In recent times there has been a humongous amount of data generated every day, and companies want to utilize the data and generate actionable insights to change their strategies and gain profits from it. Companies are investing in Data Science and Data Analytics to help them in rebuilding their strategies. EDA plays a powerful role in this process. Data Scientists, Data Analysts, and Machine Learning Engineers spend so much time on EDA to derive insights, build and optimize machine learning models.
What is EDA?
Exploratory Data Analysis is a process that was developed by “John Turkey” in the 1970s. In statistics, it’s referred to as the first process of understating the structure of data and allows us to uncover patterns and insights. EDA is often the first step in the data modeling process. According to Wikipedia, it is defined as, an approach to analyze data, summarize the main characteristics, and understand the structure of the data, often with visual methods.
Why is EDA Neglected?
In general, many who aspire to become data analysts or data scientists neglect the importance of EDA and outcomes of EDA. There are different reasons to do so such as not knowing how to use the outcomes and working professionals avoid it due to hard deadlines. This results in the creation of inaccurate models or accurate models with inaccurate and noisy data. This can be an inappropriate approach because without understanding the findings from EDA and implementing them, it is not advisable to create a model.
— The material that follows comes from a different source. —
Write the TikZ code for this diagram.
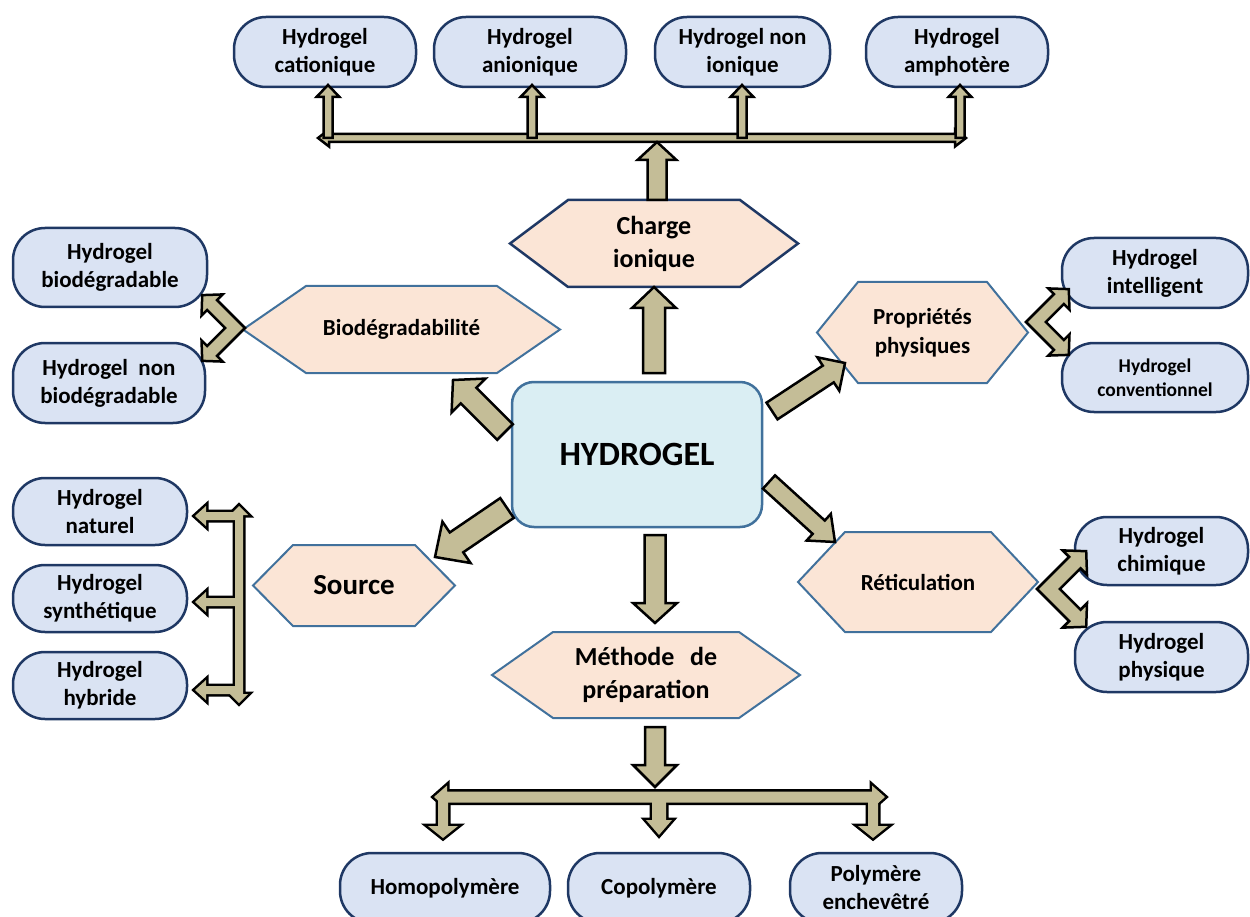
\documentclass[tikz,border=0pt]{standalone}
\usepackage{fontspec}
\setmainfont{Carlito}
\usetikzlibrary{calc,backgrounds}
\definecolor{khaki}{HTML}{C4BD97}
\definecolor{peach}{HTML}{FBE5D6}
\definecolor{boxblue}{HTML}{DAE3F3}
\definecolor{navy}{HTML}{1F3864}
\definecolor{steel}{HTML}{41719C}
\definecolor{hydfill}{HTML}{DAEEF3}
\tikzset{
  box/.style={draw=navy, line width=2.5pt, fill=boxblue, rounded corners=32pt, align=center,
    inner sep=0pt, outer sep=0pt, font=\bfseries\fontsize{23pt}{28pt}\selectfont},
  smallbox/.style={box, font=\bfseries\fontsize{19.5pt}{24pt}\selectfont},
  hydro/.style={draw=steel, line width=2.5pt, fill=hydfill, rounded corners=22pt, align=center,
    inner sep=0pt, outer sep=0pt, font=\bfseries\fontsize{34pt}{40pt}\selectfont},
  hextxt/.style={inner sep=0pt, outer sep=0pt, align=center, font=\bfseries\fontsize{23pt}{29pt}\selectfont},
  bigtxt/.style={hextxt, font=\bfseries\fontsize{26pt}{33pt}\selectfont},
  hexline/.style={draw=steel, line width=2pt, fill=peach, line join=miter},
  hexdark/.style={draw=navy, line width=2.5pt, fill=peach, line join=miter},
  fatarrow/.style={draw=black, fill=khaki, line width=2.5pt, line join=miter},
  arrline/.style={draw=black, line width=5pt, line join=miter},
  arrfill/.style={fill=khaki},
}
% single block arrow: start, end, shaft half width, head half width, head length
\newcommand{\fatarr}[6][fatarrow]{%
  \path[#1] let \p1=(#2), \p2=(#3), \p3=($(\p2)!#6!(\p1)$) in
  ($(\p1)!#4!90:(\p2)$) -- ($(\p3)!#4!-90:(\p1)$) -- ($(\p3)!#5!-90:(\p1)$) -- (\p2)
  -- ($(\p3)!#5!90:(\p1)$) -- ($(\p3)!#4!90:(\p1)$) -- ($(\p1)!#4!-90:(\p2)$) -- cycle;}
% double-headed block arrow
\newcommand{\fatdarr}[6][fatarrow]{%
  \path[#1] let \p1=(#2), \p2=(#3), \p3=($(\p2)!#6!(\p1)$), \p4=($(\p1)!#6!(\p2)$) in
  (\p1) -- ($(\p4)!#5!90:(\p2)$) -- ($(\p4)!#4!90:(\p2)$) -- ($(\p3)!#4!-90:(\p1)$)
  -- ($(\p3)!#5!-90:(\p1)$) -- (\p2) -- ($(\p3)!#5!90:(\p1)$) -- ($(\p3)!#4!90:(\p1)$)
  -- ($(\p4)!#4!-90:(\p2)$) -- ($(\p4)!#5!-90:(\p2)$) -- cycle;}
% bent (L-shaped) double block arrow: corner, rotation, scale
\newcommand{\chev}[4][fatarrow]{%
  \begin{scope}[x=1pt,y=1pt,shift={(#2)},rotate=#3,scale=#4]
    \path[#1] (0,0) -- (39.5,0) -- (39.5,-8) -- (53.5,7) -- (39.5,22) -- (39.5,14) -- (14,14)
      -- (14,39.5) -- (22,39.5) -- (7,53.5) -- (-8,39.5) -- (0,39.5) -- cycle;
  \end{scope}}
% hexagon around a text node
\newcommand{\hexa}[3][hexline]{%
  \path[#1] (#2.west) -- ([xshift=#3]#2.north west) -- ([xshift=-#3]#2.north east) -- (#2.east)
  -- ([xshift=-#3]#2.south east) -- ([xshift=#3]#2.south west) -- cycle;}
\begin{document}
\begin{tikzpicture}[x=1pt,y=-1pt]
\useasboundingbox (0,0) rectangle (1250,917);

% ---------- leaf boxes ----------
\node[box, minimum width=182pt, minimum height=70pt] (cat) at (325,52) {Hydrogel\\cationique};
\node[box, minimum width=192pt, minimum height=70pt] (ani) at (530,52) {Hydrogel\\anionique};
\node[box, minimum width=175pt, minimum height=70pt] (noni) at (742.5,52) {Hydrogel non\\ionique};
\node[box, minimum width=182pt, minimum height=70pt] (amph) at (957,52) {Hydrogel\\amphotère};

\node[box, minimum width=194pt, minimum height=79pt] (biod) at (110,267.5) {Hydrogel\\biodégradable};
\node[box, minimum width=192pt, minimum height=80pt] (nbiod) at (109,383) {Hydrogel\hspace{0.45em}non\\biodégradable};

\node[box, minimum width=174pt, minimum height=67pt] (nat) at (100,511.5) {Hydrogel\\naturel};
\node[box, minimum width=174pt, minimum height=67pt] (syn) at (100,598.5) {Hydrogel\\synthétique};
\node[box, minimum width=174pt, minimum height=67pt] (hyb) at (100,685.5) {Hydrogel\\hybride};

\node[box, minimum width=186pt, minimum height=70pt] (intel) at (1155,273) {Hydrogel\\intelligent};
\node[smallbox, minimum width=186pt, minimum height=69pt] (conv) at (1155,377.5) {Hydrogel\\conventionnel};
\node[box, minimum width=173pt, minimum height=68pt] (chim) at (1161.5,551) {Hydrogel\\chimique};
\node[box, minimum width=173pt, minimum height=70pt] (phys) at (1161.5,657) {Hydrogel\\physique};

\node[box, minimum width=210pt, minimum height=70pt] (homo) at (445,888) {Homopolymère};
\node[box, minimum width=182pt, minimum height=70pt] (copo) at (659,888) {Copolymère};
\node[box, minimum width=172pt, minimum height=70pt] (poly) at (876,888) {Polymère\\enchevêtré};

% ---------- centre ----------
\node[hydro, minimum width=250pt, minimum height=145pt] (hyd) at (637,454.5) {HYDROGEL};

% ---------- hexagon categories ----------
\node[bigtxt, minimum width=288pt, minimum height=87pt] (charge) at (654,243.5) {Charge\\ionique};
\node[hextxt, minimum width=317pt, minimum height=87pt] (biohex) at (401.5,329.5) {Biodégradabilité};
\node[hextxt, minimum width=211pt, minimum height=101pt] (prop) at (922.5,332.5) {Propriétés\\physiques};
\node[hextxt, font=\bfseries\fontsize{29pt}{34pt}\selectfont, minimum width=202pt, minimum height=81pt] (src) at (354,585.5) {Source};
\node[hextxt, minimum width=240pt, minimum height=100pt] (retic) at (918,582) {Réticulation};
\node[bigtxt, minimum width=308pt, minimum height=86pt] (meth) at (646,675) {Méthode\hspace{0.6em}de\\préparation};

\begin{scope}[on background layer]
  \hexa[hexdark]{charge}{58pt}
  \hexa{biohex}{63pt}
  \hexa{prop}{41pt}
  \hexa{src}{40pt}
  \hexa{retic}{47pt}
  \hexa{meth}{61pt}
\end{scope}

% ---------- arrows from HYDROGEL ----------
\coordinate (t1s) at (654,373);
\coordinate (t2s) at (505,432); \coordinate (t2e) at (453,380);
\coordinate (t3s) at (772,411); \coordinate (t3e) at (845,363);
\coordinate (t4s) at (769,482); \coordinate (t4e) at (835,542);
\coordinate (t5s) at (507,508); \coordinate (t5e) at (435,557);
\coordinate (t6s) at (655,535); \coordinate (t6e) at (655,623);
\fatarr{t1s}{charge.south}{11pt}{22pt}{21pt}
\fatarr{t2s}{t2e}{11pt}{24pt}{22pt}
\fatarr{t3s}{t3e}{10pt}{20pt}{20pt}
\fatarr{t4s}{t4e}{9pt}{18pt}{22pt}
\fatarr{t5s}{t5e}{12pt}{25pt}{26pt}
\fatarr{t6s}{t6e}{10.5pt}{22pt}{20pt}

% ---------- top bracket ----------
\coordinate (tb1) at (318,138); \coordinate (tb2) at (966,138);
\fatdarr{tb1}{tb2}{4pt}{8.5pt}{11pt}
\coordinate (u1s) at (328,138); \coordinate (u1e) at (328,85);
\coordinate (u2s) at (532,138); \coordinate (u2e) at (532,85);
\coordinate (u3s) at (742,138); \coordinate (u3e) at (742,85);
\coordinate (u4s) at (960,138); \coordinate (u4e) at (960,85);
\fatarr{u1s}{u1e}{4.5pt}{11.5pt}{12pt}
\fatarr{u2s}{u2e}{4.5pt}{11.5pt}{12pt}
\fatarr{u3s}{u3e}{4.5pt}{11.5pt}{12pt}
\fatarr{u4s}{u4e}{4.5pt}{11.5pt}{12pt}
\coordinate (cbs) at (657,200); \coordinate (cbe) at (657,142);
\fatarr{cbs}{cbe}{9.5pt}{19.5pt}{18pt}

% ---------- left bracket (Source) ----------
\coordinate (lb1) at (239,506); \coordinate (lb2) at (239,703);
\coordinate (l1s) at (238,516); \coordinate (l1e) at (195,516);
\coordinate (l2s) at (238,602); \coordinate (l2e) at (195,602);
\coordinate (l3s) at (238,690); \coordinate (l3e) at (195,690);
\fatdarr[arrline]{lb1}{lb2}{4pt}{9pt}{9pt}
\fatarr[arrline]{l1s}{l1e}{4pt}{10pt}{11pt}
\fatarr[arrline]{l2s}{l2e}{4pt}{10pt}{11pt}
\fatarr[arrline]{l3s}{l3e}{4pt}{10pt}{11pt}
\fatdarr[arrfill]{lb1}{lb2}{4pt}{9pt}{9pt}
\fatarr[arrfill]{l1s}{l1e}{4pt}{10pt}{11pt}
\fatarr[arrfill]{l2s}{l2e}{4pt}{10pt}{11pt}
\fatarr[arrfill]{l3s}{l3e}{4pt}{10pt}{11pt}

% ---------- bottom bracket (Méthode) ----------
\coordinate (ms) at (655,727); \coordinate (me) at (655,787);
\fatarr{ms}{me}{10pt}{22pt}{22pt}
\coordinate (bb1) at (434,797); \coordinate (bb2) at (885,797);
\coordinate (d1s) at (443,797); \coordinate (d1e) at (443,838);
\coordinate (d2s) at (659,797); \coordinate (d2e) at (659,835);
\coordinate (d3s) at (873,797); \coordinate (d3e) at (873,838);
\fatdarr[arrline]{bb1}{bb2}{5.5pt}{11.5pt}{13pt}
\fatarr[arrline]{d1s}{d1e}{5pt}{15pt}{12pt}
\fatarr[arrline]{d2s}{d2e}{7pt}{13pt}{15pt}
\fatarr[arrline]{d3s}{d3e}{5pt}{15pt}{12pt}
\fatdarr[arrfill]{bb1}{bb2}{5.5pt}{11.5pt}{13pt}
\fatarr[arrfill]{d1s}{d1e}{5pt}{15pt}{12pt}
\fatarr[arrfill]{d2s}{d2e}{7pt}{13pt}{15pt}
\fatarr[arrfill]{d3s}{d3e}{5pt}{15pt}{12pt}

% ---------- bent double arrows ----------
\coordinate (cb) at (245,328);
\coordinate (cp) at (1026,322);
\coordinate (cr) at (1037,589);
\chev{cb}{135}{1}
\chev{cp}{-45}{1}
\chev{cr}{-45}{1.15}
\end{tikzpicture}
\end{document}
It is said that profound data scientists and machine learning engineers use 50% to 60% of the time in EDA and preprocessing. Only good and clean data can get you a good model, right? People who are working on data should develop the practice of performing EDA and implementing the results along with findings and manipulate the data wherever needed for better outcome of the model. Now let’s see some important points in EDA.
Why do we need EDA?
EDA plays a critical role in understanding the,” what, why and how” of a problem statement. It allows a person to investigate and understand the data thereby helping the person to make critical decisions on what is interesting to pursue and what is not worth following up. It helps in building hypotheses using relationships between variables so that one can decide if the selected features will be a friend or foe to the model. The other main outcome of EDA is to understand the distribution and the structure of the data. Many tests, techniques, and plots help us in determining the best distribution and structure of the data which helps us to take necessary steps in pre-processing.
How do you perform EDA?
There are many techniques and process where we can perform EDA, in general, we would like to gain the following outcomes from basic EDA:
Description of data: There are functions in python such as describe(), head(), unique(), summary(). Plots can be generated using distplot(), histograms, many more from matplotlib, seaborn, and other similar packages. It also helps us to find out some other properties of the data such as trends and seasonality. This is important especially when we are dealing with time-series data and with the help of EDA, we can also find imbalanced datasets. This helps to choose the evaluation metric according to the imbalance dataset.
Missing Values: Real-world data is rarely clean, data can be either missing because of incorrect data extraction or human errors or due to several other reasons, and there can be scenarios where we will see duplicated records which also says that one record may be missing or was mistakenly inserted into the data. Missing values and duplicated records need to be handled carefully because they will reduce the performance of the model and lead to the wrong prediction. We can use imputation techniques such as mean, median, mode, or use advanced imputation methods like simple imputation, k- nearest imputation, etc. If the missing values are more than 15% we can drop the column since imputing huge data is not advisable.
Outliers: Outliers denote those data or values that are different and beyond the normal range. These may be caused because of mistakes during data collection or it can be a real value as well. These outliers tend to make your data skewed which makes the model biased towards some values which results in incorrect predictions. One can check for outliers with the help of boxplot, histogram, IQR, Z-Score and scatter plots. Machine learning models cannot be fed with noisy data, we must deal with outliers, the most generally used method is IQR with this method we can remove outliers, there is another method which is Minkowski Error, unlike the other methods this does not detect or clean the outliers but it helps in reducing the impact of outliers on the data. This can be used in cases where there are outliers but the datapoint is very necessary for the business perspective.
Relationship between two variables: During the process of modeling certain assumptions are to be satisfied for certain algorithms, so it is mandatory to check the relation between the variables and treat them accordingly in the pre-processing steps. Heatmaps and histograms help us with analyzing the relationships.
To Generate Insights: EDA can be used to generate a number of insights that are In your data which will help the person to model the data accordingly and perform different preprocessing operations to feed the model with a better data, there are different kinds of plots and methods to generate insights, one can use plots or can use tables and different grouping actions to generate insights. These are some examples of charts that we can build to perform EDA.
The Recommendation: EDA is the important part but not the hard part in the process or working with machine learning models, it has become a necessity for one to understand the data before creating a model and interpreting the model’s outcome based on the data provided. With continuous contributions from all around the world to the field of data science, there are many new tools in the market to practice EDA such as plotly, bokeh, pandas profiling, MPLD3, missingno. These packages provide the capabilities to explore more visually and traverse across the findings from data. We should not underestimate the power of EDA and therefore utilize it for the greater good of the model.